I'm a topologist and a geometer. Within topology, my interests are focused in low-dimensional topology, and in particular contact topology and knot theory. Within geometry, I'm interested in mathematical relativity, Kerr black holes, spinor formalism, and PDEs.

## Papers

### An Odd Analog of Plamenevskaya's Invariant of Transverse Knots

Plamenevskaya defined an invariant of transverse links as a distinguished class in the even Khovanov homology of a link. I define an analog of Plamenevskaya’s invariant in the odd Khovanov homology of Ozsváth, Rasmussen, and Szabó. The analog is also an invariant of transverse links and has similar properties to Plamenevskaya’s invariant. I also show that this invariant can be identified with an equivalent invariant in the reduced odd Khovanov homology. Additionally, I demonstrate computations of the invariant on various transverse knot pairs with the same topological knot type and self-linking number.

## Unpublished Work

### Spinor Formalism for Spacetime Initial-Data Sets

General relativity expresses gravity as the curvature of a spacetime's timelike vectors in a in a spacelike direction. Manifestly, this is in the form of a fully non-linear PDE in the metric of a spacetime. Coordinates in spacetimes are traditionally expressed as four real numbers: three spacelike coordinates, and one timelike coordinate. There is an alternative formulation of a spacetime called the spinor formulation where the four real-number coordinates are replaced with two complex numbers. My work involves making rigorous the definitions from physics for the initial-value formulation of spinor spacetimes. This makes it possible to analyze the differential properties of the objects necessary for proving Kerr stability in this framework.

### Matrix Representation of nonKerrness

Astrophysicists believe that all sufficiently isolated black holes become maximally symmetric in the asymptotic future. Such a maximally symmetric black hole is called a Kerr black hole and can be uniquely specified by its mass and angular momentum. Fundamental to proving this conjecture is establishing that Kerr black holes are stable: that if their symmetry is perturbed, they will naturally return to equilibrium. In its spinor formulation, the Killing vectors of Kerr spacetimes simplify so that it is possible to define an invariant measuring a spacetime's deviation from Kerr as the solution to a linear elliptic PDE. This work calculates the matrix components of this PDE so that—given initial data—its nonKerrness invariant can be analysed and evolved numerically.

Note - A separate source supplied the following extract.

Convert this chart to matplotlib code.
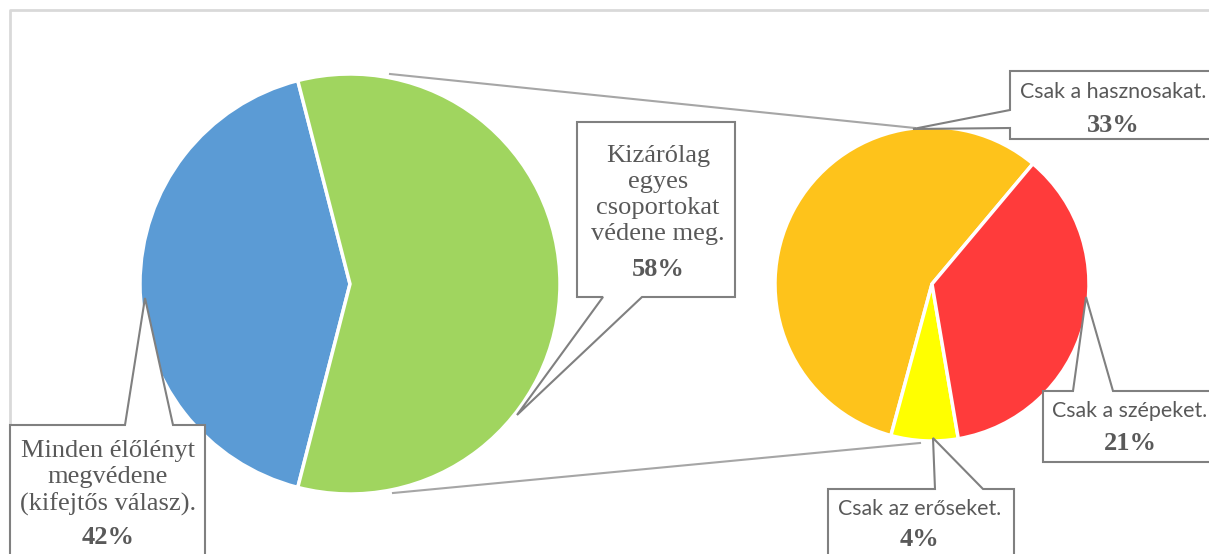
import matplotlib.pyplot as plt
from matplotlib.patches import Polygon

# data
main_labels = ["Minden élőlényt\nmegvédene\n(kifejtős válasz).", "Kizárólag\negyes\ncsoportokat\nvédene meg."]
main_values = [42, 58]
main_colors = ["#5B9BD5", "#A0D55F"]

sub_labels = ["Csak a hasznosakat.", "Csak az erőseket.", "Csak a szépeket."]
sub_values = [33, 4, 21]
sub_colors = ["#FEC31B", "#FFFF00", "#FF3B3B"]

W, H = 1209, 554
TXT = "#595959"
EDGE = "#808080"
SERIF = ["Liberation Serif", "DejaVu Serif"]
SANS = ["Lato", "DejaVu Sans"]


def Y(y):
    # layout positions are measured from the top of the picture
    return H - y


def callout(ax, box, gap, tip, side):
    x0, y0, x1, y1 = box
    g0, g1 = gap
    if side == "top":
        pts = [(x0, y0), (g0, y0), tip, (g1, y0), (x1, y0), (x1, y1), (x0, y1)]
    elif side == "bottom":
        pts = [(x0, y0), (x1, y0), (x1, y1), (g1, y1), tip, (g0, y1), (x0, y1)]
    else:  # left
        pts = [(x0, y0), (x1, y0), (x1, y1), (x0, y1), (x0, g1), tip, (x0, g0)]
    pts = [(px, Y(py)) for px, py in pts]
    ax.add_patch(Polygon(pts, closed=True, facecolor="white", edgecolor=EDGE,
                         linewidth=1.5, zorder=5))


fig = plt.figure(figsize=(W / 100, H / 100), dpi=100)
ax = fig.add_axes([0, 0, 1, 1])

c_main, r_main = (350, Y(284)), 210
c_sub, r_sub = (932, Y(284)), 157

ax.pie(main_values, colors=main_colors, startangle=180 - main_values[0] * 3.6 / 2,
       center=c_main, radius=r_main, frame=True,
       wedgeprops=dict(edgecolor="white", linewidth=2.5))
ax.pie(sub_values, colors=sub_colors, startangle=50,
       center=c_sub, radius=r_sub, frame=True,
       wedgeprops=dict(edgecolor="white", linewidth=2.5))

# connector lines between the two pies
ax.plot([390, 915], [Y(74), Y(128)], color="#A6A6A6", lw=1.5, zorder=1)
ax.plot([393, 920], [Y(493), Y(443)], color="#A6A6A6", lw=1.5, zorder=1)

# chart frame
ax.plot([9.5, 9.5, W + 5], [-5, Y(9.5), Y(9.5)], color="#D9D9D9", lw=2, zorder=0)

# callouts of the main pie
callout(ax, (10, 425, 205, 600), (125, 173), (145, 298), "top")
ax.text(108, Y(478), main_labels[0], ha="center", va="center", color=TXT,
        fontsize=19, family=SERIF, linespacing=1.25, zorder=6)
ax.text(108, Y(537), f"{main_values[0]}%", ha="center", va="center", color=TXT,
        fontsize=19, family=SERIF, fontweight="bold", zorder=6)

callout(ax, (577, 122, 735, 297), (603, 642), (517, 415), "bottom")
ax.text(658, Y(195), main_labels[1], ha="center", va="center", color=TXT,
        fontsize=19, family=SERIF, linespacing=1.25, zorder=6)
ax.text(658, Y(269), f"{main_values[1]}%", ha="center", va="center", color=TXT,
        fontsize=19, family=SERIF, fontweight="bold", zorder=6)

# callouts of the sub pie
sub_boxes = [
    ((1010, 71, 1230, 139), (110, 128), (913, 129), "left", (1113, 92), (1113, 125)),
    ((828, 489, 1014, 600), (935, 983), (933, 438), "top", (920, 509), (920, 540)),
    ((1043, 391, 1230, 462), (1073, 1113), (1086, 297), "top", (1130, 411), (1130, 443)),
]
for lab, val, (box, gap, tip, side, tpos, vpos) in zip(sub_labels, sub_values, sub_boxes):
    callout(ax, box, gap, tip, side)
    ax.text(tpos[0], Y(tpos[1]), lab, ha="center", va="center", color=TXT,
            fontsize=15.4, family=SANS, zorder=6)
    ax.text(vpos[0], Y(vpos[1]), f"{val}%", ha="center", va="center", color=TXT,
            fontsize=19, family=SERIF, fontweight="bold", zorder=6)

ax.set_xlim(0, W)
ax.set_ylim(0, H)
ax.axis("off")

fig.savefig("out.png", dpi=100)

I defined orbigraphs: local quotients of $$k$$-regular graphs as a graph-theoretic analog to local quotients of Riemannian manifolds, or Riemannian Orbifolds. In my work, I defined analogs to good and bad orbifolds and used the spectrum of an orbigraph's adjacency matrix to study these objects. This work was supervised by Liz Stanhope and was continued by a number of her students after me, culminating in this paper.